Their case was not so much an attempt at ‘making brick from straw’ but ‘making brick from wisps of straw,’ he said, adding that the claim was ‘so weak it probably shouldn’t have been brought.’
The mews, where houses sell for over £3million, was originally built to provide stables and coach house accommodation for large houses on nearby Ennismore Gardens
He said the evidence suggested that the cupboard had probably been annexed and bricked up in a clandestine ‘land grab’ by a previous owner of the flat around 2011.
‘The best inference is that the leaseholders in 2011 made a land grab of the cupboard space, which was not authorised and they knew wasn’t authorised,’ he said.
‘Leaving the door in situ and blocking from the inside was consistent with this work being done surreptitiously and with no true belief in ownership of the cupboard.
‘I don’t accept that Dr Zyapkov and Ms Grigore could have the reasonable belief that the area of the cupboard was incorporated into the flat.

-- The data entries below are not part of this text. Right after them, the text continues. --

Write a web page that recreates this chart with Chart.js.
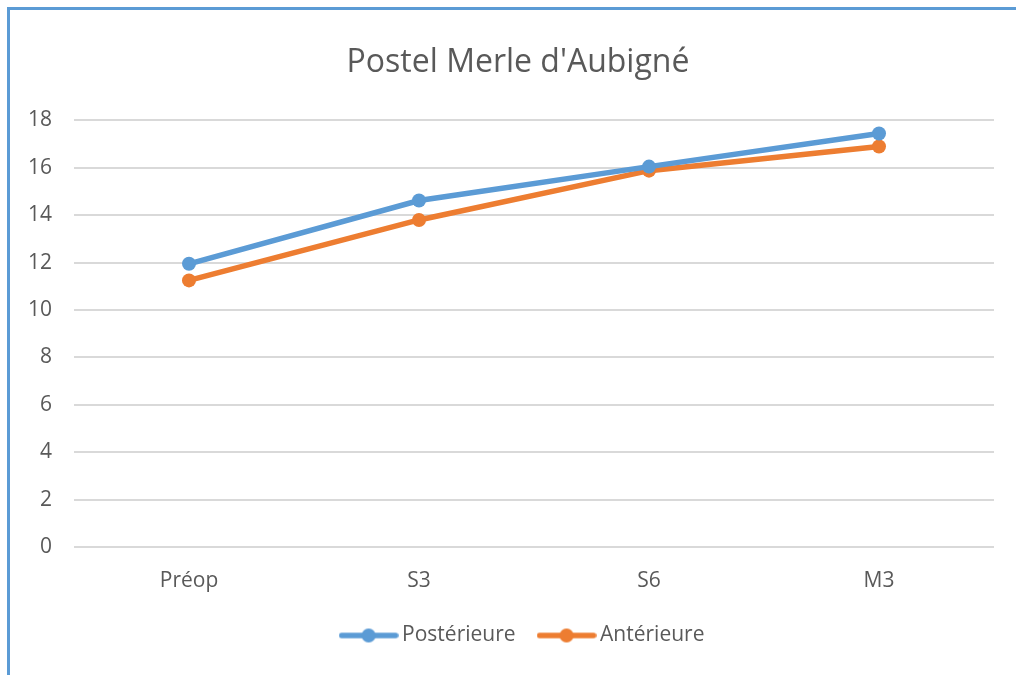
<!DOCTYPE html>
<html>
<head>
<meta charset="utf-8">
<script src="https://cdn.jsdelivr.net/npm/chart.js@4/dist/chart.umd.min.js"></script>
<style>
  body { margin: 0; background: #fff; }
  #wrap { position: relative; width: 1016px; height: 675px; }
  #frame {
    position: absolute; left: 7px; top: 7px; right: 0; bottom: 0;
    border-left: 3px solid #5B9BD5; border-top: 3px solid #5B9BD5;
    pointer-events: none;
  }
</style>
</head>
<body>
<div id="wrap">
  <canvas id="chart-line" width="1016" height="675"></canvas>
  <div id="frame"></div>
</div>
<script>
const categories = ["Préop", "S3", "S6", "M3"];
const posterieure = [11.95, 14.62, 16.05, 17.45];
const anterieure = [11.25, 13.8, 15.88, 16.9];
const seriesNames = ["Postérieure", "Antérieure"];
const seriesColors = ["#5B9BD5", "#ED7D31"];

const textColor = "#595959";
const fontFamily = "'Open Sans', sans-serif";

// small picture for the legend: line with a dot in the middle
function legendMarker(color) {
  const c = document.createElement("canvas");
  c.width = 60;
  c.height = 16;
  const g = c.getContext("2d");
  g.strokeStyle = color;
  g.lineWidth = 5.5;
  g.lineCap = "round";
  g.beginPath();
  g.moveTo(3, 8);
  g.lineTo(57, 8);
  g.stroke();
  g.fillStyle = color;
  g.beginPath();
  g.arc(30, 8, 7, 0, Math.PI * 2);
  g.fill();
  return c;
}
const markers = seriesColors.map(legendMarker);

// title and legend sit a bit right of the plot centre in the original
const shiftBlocks = {
  id: "shiftBlocks",
  afterLayout(chart) {
    chart.titleBlock.left += 21;
    chart.titleBlock.right += 21;
    chart.legend.left += 28;
    chart.legend.right += 28;
  },
};

var ctx = document.getElementById("chart-line");
var myLineChart = new Chart(ctx, {
  type: "line",
  data: {
    labels: categories,
    datasets: [
      {
        label: seriesNames[0],
        data: posterieure,
        borderColor: seriesColors[0],
        backgroundColor: seriesColors[0],
        borderWidth: 5.5,
        pointRadius: 7,
        pointBorderWidth: 0,
        fill: false,
      },
      {
        label: seriesNames[1],
        data: anterieure,
        borderColor: seriesColors[1],
        backgroundColor: seriesColors[1],
        borderWidth: 5.5,
        pointRadius: 7,
        pointBorderWidth: 0,
        fill: false,
      },
    ],
  },
  plugins: [shiftBlocks],
  options: {
    responsive: false,
    animation: false,
    layout: { padding: { left: 0, right: 22, top: 0, bottom: 19 } },
    plugins: {
      title: {
        display: true,
        text: "Postel Merle d'Aubigné",
        color: textColor,
        font: { family: fontFamily, size: 32, weight: "normal" },
        padding: { top: 44, bottom: 38 },
      },
      legend: {
        position: "bottom",
        labels: {
          color: textColor,
          font: { family: fontFamily, size: 21 },
          usePointStyle: true,
          pointStyleWidth: 46,
          padding: 28,
          generateLabels: function (chart) {
            const items = Chart.defaults.plugins.legend.labels.generateLabels(chart);
            items.forEach((item, i) => {
              item.pointStyle = markers[i];
            });
            return items;
          },
        },
      },
      tooltip: { enabled: false },
    },
    scales: {
      x: {
        offset: true,
        afterFit: function (scale) {
          scale.height = 50;
        },
        grid: { display: false },
        border: { display: false },
        ticks: {
          color: textColor,
          font: { family: fontFamily, size: 21 },
          padding: 13,
        },
      },
      y: {
        min: 0,
        max: 18,
        afterFit: function (scale) {
          scale.width = 74;
        },
        grid: { color: "#D9D9D9", lineWidth: 2, drawTicks: false },
        border: { display: false },
        ticks: {
          stepSize: 2,
          color: textColor,
          font: { family: fontFamily, size: 21 },
          padding: 22,
        },
      },
    },
  },
});
</script>
</body>
</html>
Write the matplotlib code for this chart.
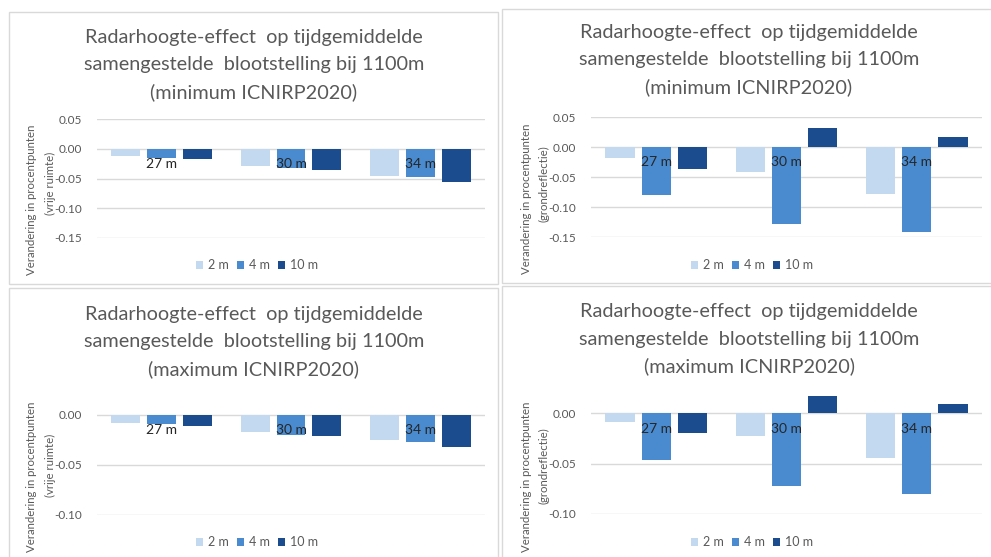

‘It is quite obvious to me that the attempted acquisition of the cupboard was carried out clandestinely.
‘What else could possibly be the explanation for leaving in situ the external door, appearing to manifest that nothing had happened when in fact there had been the insertion of a brick wall, blocking access to what had been the cupboard?
‘Something had obviously gone on.’
He found that the cupboard remained within the title to the Knights’ house, which is owned by Mrs Knight, and rejected the harassment and nuisance claims brought by Dr Zyapkov and Mrs Grigore.
Had the couple simply arranged a surveyor’s report before buying their flat, they would have known there was a problem with the cupboard and it was a ‘serious error of judgment’ not to obtain one, he said.
Concluding, he added: ‘One very much hopes that the parties will be able to move forward.
‘As with every neighbours’ dispute, everyone enters the court door thinking they’re going to win and at least one goes out having lost.
‘But in reality, they have all lost because although they must go forward with their relationship coloured by this judgment they must live cheek by jowl with each other.
‘One hopes this will be an opportunity for a fresh start by these neighbours.’
He made an order that the cupboard be returned to the Knights and that their neighbours must foot the lawyers’ bills for the dispute.
They have to pay £18,000 up front towards the Knights’ bills, which are estimated to be over £50,000, on top of their own costs of around £52,000.
For the losing couple, Mr Becker said that they may now be selling up and leaving.